Dataset section>

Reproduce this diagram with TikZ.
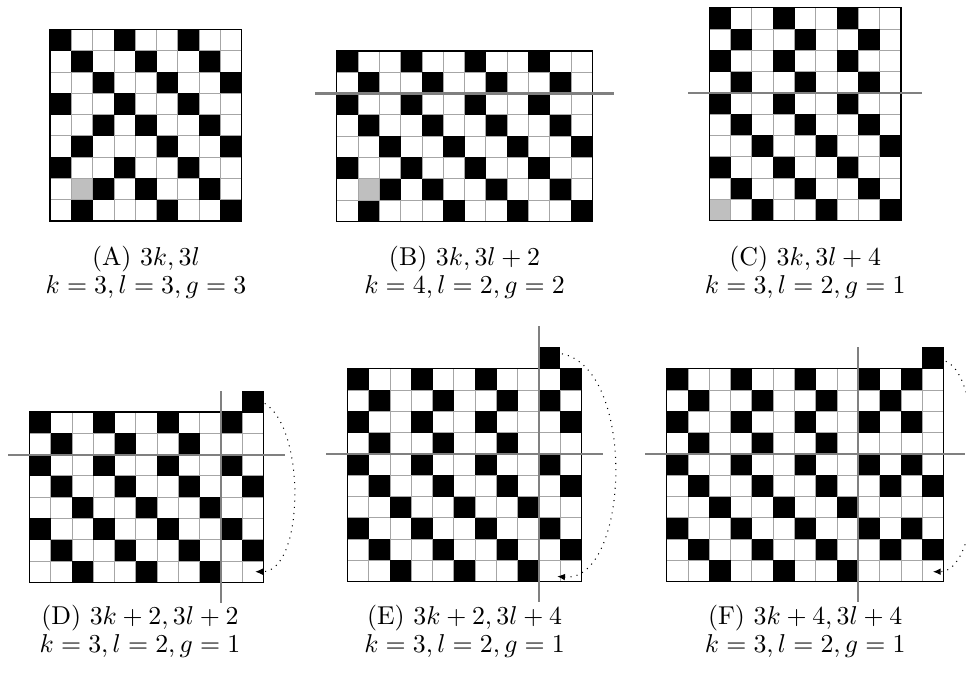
\documentclass[tikz,border=0pt]{standalone}
\usetikzlibrary{arrows.meta}
\begin{document}
\begin{tikzpicture}[x=0.29cm,y=0.29cm,
  cellgrid/.style={gray!70,line width=.35pt,step={(1,1)}},
  boardframe/.style={black,line width=.5pt},
  cutline/.style={gray,line width=.8pt},
  greycell/.style={fill=gray!50,draw=gray!70,line width=.35pt},
  wraparc/.style={dotted,line width=.4pt,-{Latex[length=3pt,width=2.6pt]}},
  captext/.style={anchor=base,inner sep=0pt}]
  \useasboundingbox (0,0) rectangle (45.35,31.6);

  % Board (A)
  \begin{scope}[shift={(2.35,21.22)}]
    \draw[cellgrid] (0,0) grid (9,9);
    \foreach \c/\r in {0/8,3/8,6/8,1/7,4/7,7/7,2/6,5/6,8/6,0/5,3/5,6/5,2/4,4/4,7/4,
                       1/3,5/3,8/3,0/2,3/2,6/2,2/1,4/1,7/1,1/0,5/0,8/0}
      \fill (\c,\r) rectangle ++(1,1);
    \filldraw[greycell] (1,1) rectangle ++(1,1);
    \draw[boardframe] (0,0) rectangle (9,9);
  \end{scope}

  % Board (B)
  \begin{scope}[shift={(15.81,21.21)}]
    \draw[cellgrid] (0,0) grid (12,8);
    \foreach \c/\r in {0/7,3/7,6/7,9/7,1/6,4/6,7/6,10/6,0/5,3/5,6/5,9/5,1/4,4/4,7/4,10/4,
                       2/3,5/3,8/3,11/3,0/2,3/2,6/2,9/2,2/1,4/1,7/1,10/1,1/0,5/0,8/0,11/0}
      \fill (\c,\r) rectangle ++(1,1);
    \filldraw[greycell] (1,1) rectangle ++(1,1);
    \draw[boardframe] (0,0) rectangle (12,8);
    \draw[cutline] (-1,6) -- (13,6);
  \end{scope}

  % Board (C)
  \begin{scope}[shift={(33.30,21.24)}]
    \draw[cellgrid] (0,0) grid (9,10);
    \foreach \c/\r in {0/9,3/9,6/9,1/8,4/8,7/8,0/7,3/7,6/7,1/6,4/6,7/6,0/5,3/5,6/5,
                       1/4,4/4,7/4,2/3,5/3,8/3,0/2,3/2,6/2,1/1,4/1,7/1,2/0,5/0,8/0}
      \fill (\c,\r) rectangle ++(1,1);
    \filldraw[greycell] (0,0) rectangle ++(1,1);
    \draw[boardframe] (0,0) rectangle (9,10);
    \draw[cutline] (-1,6) -- (10,6);
  \end{scope}

  % Board (D)
  \begin{scope}[shift={(1.38,4.26)}]
    \draw[cellgrid] (0,0) grid (11,8);
    \foreach \c/\r in {0/7,3/7,6/7,9/7,1/6,4/6,7/6,0/5,3/5,6/5,9/5,1/4,4/4,7/4,10/4,
                       2/3,5/3,8/3,0/2,3/2,6/2,9/2,1/1,4/1,7/1,10/1,2/0,5/0,8/0,10/8}
      \fill (\c,\r) rectangle ++(1,1);
    \draw[boardframe] (0,0) rectangle (11,8);
    \draw[cutline] (-1,6) -- (12,6);
    \draw[cutline] (9,-0.95) -- (9,9);
    \coordinate (Dfrom) at (11.05,8.4);
    \coordinate (Dto) at (10.6,0.5);
    \draw[wraparc] (Dfrom) .. controls +(1.95,-1.2) and +(2.3,0) .. (Dto);
  \end{scope}

  % Board (E)
  \begin{scope}[shift={(16.31,4.29)}]
    \draw[cellgrid] (0,0) grid (11,10);
    \foreach \c/\r in {0/9,3/9,6/9,10/9,1/8,4/8,7/8,9/8,0/7,3/7,6/7,10/7,1/6,4/6,7/6,
                       0/5,3/5,6/5,9/5,1/4,4/4,7/4,10/4,2/3,5/3,8/3,0/2,3/2,6/2,9/2,
                       1/1,4/1,7/1,10/1,2/0,5/0,8/0,9/10}
      \fill (\c,\r) rectangle ++(1,1);
    \draw[boardframe] (0,0) rectangle (11,10);
    \draw[cutline] (-1,6) -- (12,6);
    \draw[cutline] (9,-0.95) -- (9,12);
    \coordinate (Efrom) at (10.07,10.7);
    \coordinate (Eto) at (9.85,0.25);
    \draw[wraparc] (Efrom) .. controls +(3.53,-0.7) and +(3.4,-0.3) .. (Eto);
  \end{scope}

  % Board (F)
  \begin{scope}[shift={(31.30,4.29)}]
    \draw[cellgrid] (0,0) grid (13,10);
    \foreach \c/\r in {0/9,3/9,6/9,9/9,11/9,1/8,4/8,7/8,10/8,0/7,3/7,6/7,9/7,11/7,1/6,4/6,7/6,
                       0/5,3/5,6/5,9/5,11/5,1/4,4/4,7/4,10/4,12/4,2/3,5/3,8/3,
                       0/2,3/2,6/2,9/2,11/2,1/1,4/1,7/1,10/1,12/1,2/0,5/0,8/0,12/10}
      \fill (\c,\r) rectangle ++(1,1);
    \draw[boardframe] (0,0) rectangle (13,10);
    \draw[cutline] (-1,6) -- (14,6);
    \draw[cutline] (9,-0.95) -- (9,11);
    \coordinate (Ffrom) at (13.1,10.35);
    \coordinate (Fto) at (12.5,0.47);
    \draw[wraparc] (Ffrom) .. controls +(1.9,-0.75) and +(2.5,0) .. (Fto);
  \end{scope}

  % Captions
  \node[captext] (capA) at (6.85,19.13) {(A) $3k,3l$};
  \node[captext] (parA) at (6.85,17.81) {$k=3,l=3,g=3$};
  \node[captext] (capB) at (21.81,19.13) {(B) $3k,3l+2$};
  \node[captext] (parB) at (21.81,17.81) {$k=4,l=2,g=2$};
  \node[captext] (capC) at (37.8,19.13) {(C) $3k,3l+4$};
  \node[captext] (parC) at (37.8,17.81) {$k=3,l=2,g=1$};
  \node[captext] (capD) at (6.57,2.3) {(D) $3k+2,3l+2$};
  \node[captext] (parD) at (6.57,0.98) {$k=3,l=2,g=1$};
  \node[captext] (capE) at (21.81,2.3) {(E) $3k+2,3l+4$};
  \node[captext] (parE) at (21.81,0.98) {$k=3,l=2,g=1$};
  \node[captext] (capF) at (37.8,2.3) {(F) $3k+4,3l+4$};
  \node[captext] (parF) at (37.8,0.98) {$k=3,l=2,g=1$};
\end{tikzpicture}
\end{document}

What the task asks> Repeat the listing above up to and including the line with "(0,0) rectangle (45.35,31.6);", starting from its first line. Drop any pictures.

Answer in full>
Reproduce this diagram with TikZ.
\documentclass[tikz,border=0pt]{standalone}
\usetikzlibrary{arrows.meta}
\begin{document}
\begin{tikzpicture}[x=0.29cm,y=0.29cm,
  cellgrid/.style={gray!70,line width=.35pt,step={(1,1)}},
  boardframe/.style={black,line width=.5pt},
  cutline/.style={gray,line width=.8pt},
  greycell/.style={fill=gray!50,draw=gray!70,line width=.35pt},
  wraparc/.style={dotted,line width=.4pt,-{Latex[length=3pt,width=2.6pt]}},
  captext/.style={anchor=base,inner sep=0pt}]
  \useasboundingbox (0,0) rectangle (45.35,31.6);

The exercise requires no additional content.